A congressional staffer familiar with the bill conceded that the language leaves plenty of room for interpretation. “There are factors issuers must consider,” the staffer said, “but not specific circumstances.”
The questions surrounding the rate-hike review provision have only been confused by the timeline for setting the credit card reforms into place. Sponsored by Sen. Christopher Dodd (D-Conn.) and Rep. Carolyn Maloney (D-N.Y.), the original legislation was written to take effect this year. Yet most sections were delayeduntil February after intense lobbying from the powerful finance industry. The banks have taken advantage of the delay, with some of the nation’s largest credit card companies raising rates and fees— often to the surprise of responsible borrowers — to beat the implementation date.
Anticipating that trend, Democrats added 11th-hour language requiring that the banks’ rate-hike reviews apply to all increases imposed since the start of 2009. The retroactivity was “a concession to the fact that they didn’t put this thing into effect right away,” said Linda Sherry, director of national priorities at Consumer Action. “It was already known that there was going to be this interim period where [rates] would be played with.”
For their part, credit card issuers have denied the charge that the recent slew of rate and fee hikes reflects anything but sound business strategy amid the economic downturn. Irving Daniels, vice president for banking and securities at the Financial Services Roundtable, said the industry has simply been forced to protect itself in the face of rising unemployment and “general economic risk.” The rate hikes have “absolutely” been a function of these external factors, he said, not any effort to milk profits ahead of the reform law.
Not convinced by the industry’s argument, Dodd in July sent a letterto Washington’s leading finance regulators, including Fed Chairman Ben Bernanke, requesting their “diligent attention” to the section of the reform bill requiring the rate-hike reviews to be retroactive.

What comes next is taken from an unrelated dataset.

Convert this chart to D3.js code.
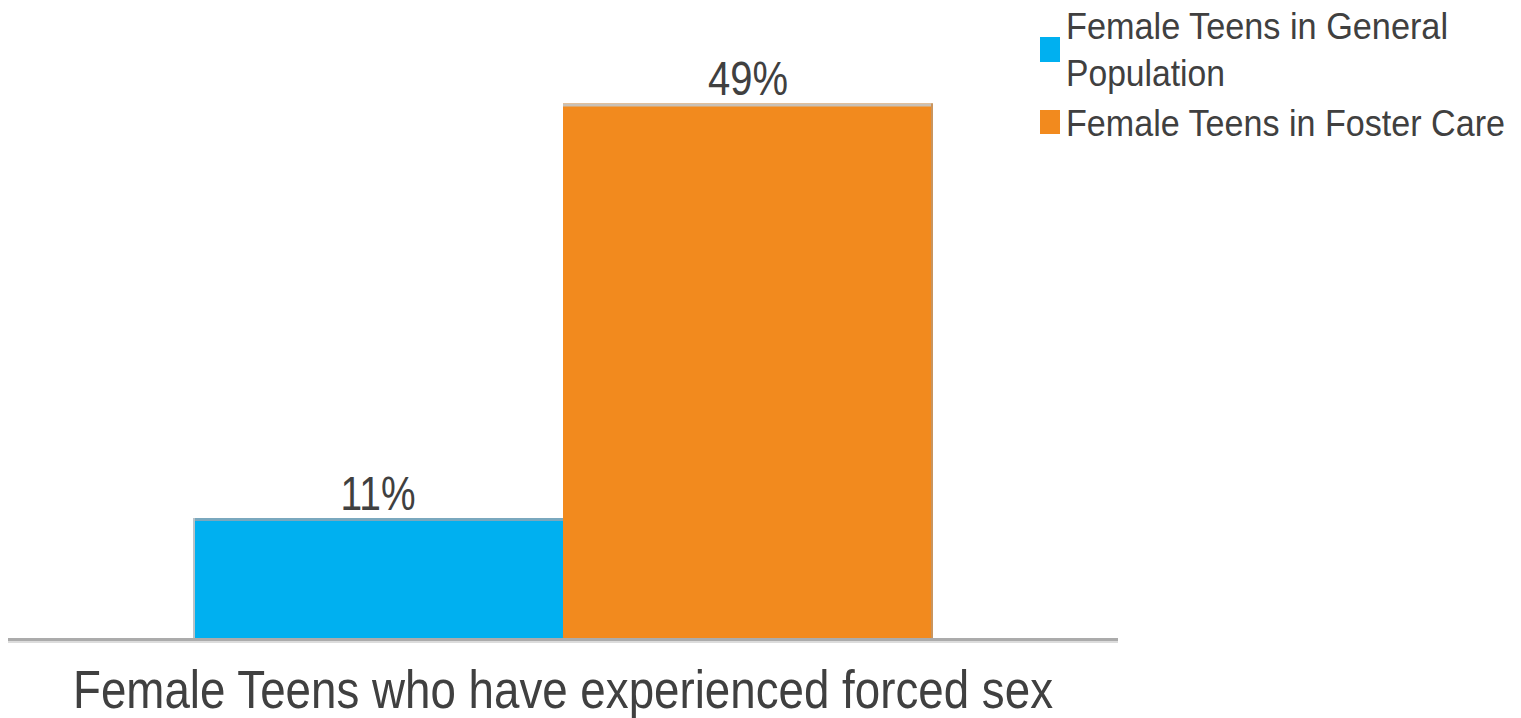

“[T]he look-back provision will serve as a deterrent only if it will be implemented and enforced effectively,” Dodd warned.
Later that month, the Fed issued an interim credit card rule, which recognized the rate-hike review provision, but left any details to the imagination. For rate increases beginning at the start of this year, the rule states, the card issuer “must review the account at least once every six months and consider changes [in credit risk, market conditions and other factors] in subsequently determining whether to reduce that rate.” That’s different than saying, however, that certain of those factors would requirethe companies to reduce that rate.
In the eyes of some on Capitol Hill, the enforcement of the provision is a kind-of test for the Fed, which doesn’t have a strong record, in the eyes of some Democrats and consumer advocates, of enforcing some of the bank regulations that Congress has enacted over the years.
Indeed, many Democrats and consumer advocates are pushing for the creation of an independent authority — the Consumer Financial Protection Agency— to oversee the finance industry, including credit card issuers. Dodd, who chairs the Senate Banking Committee, and House Financial Services Chairman Barney Frank (D-Mass.) have voiced hopes to pass that legislation as part of a larger finance reform package this year. Dodd spokeswoman Justine Sessions said Friday that the lawmakers retain that goal, although with thorny health care and climate change proposals remaining on the year’s legislative calendar, the odds that Democrats have the time to squeeze in another controversial proposal into the mix are slim.
Meanwhile, stakeholders on all sides of the debate remain in-wait for the Fed’s guidelines. Although several provisions of the reform bill launched last month, most won’t take effect until February, with the Fed set to issue proposed rules on those sections in the coming weeks. Other elements of the bill, including the new rate-hike review requirement, don’t take hold until next August. The Fed is issuing a separate set of rules, at a later date, to address those provisions. Few think that Congress has left the agency with an easy job.
“The Fed will have an interesting dilemma,” said Banks, of Consumers Union. “We’ll have to see how they handle it.”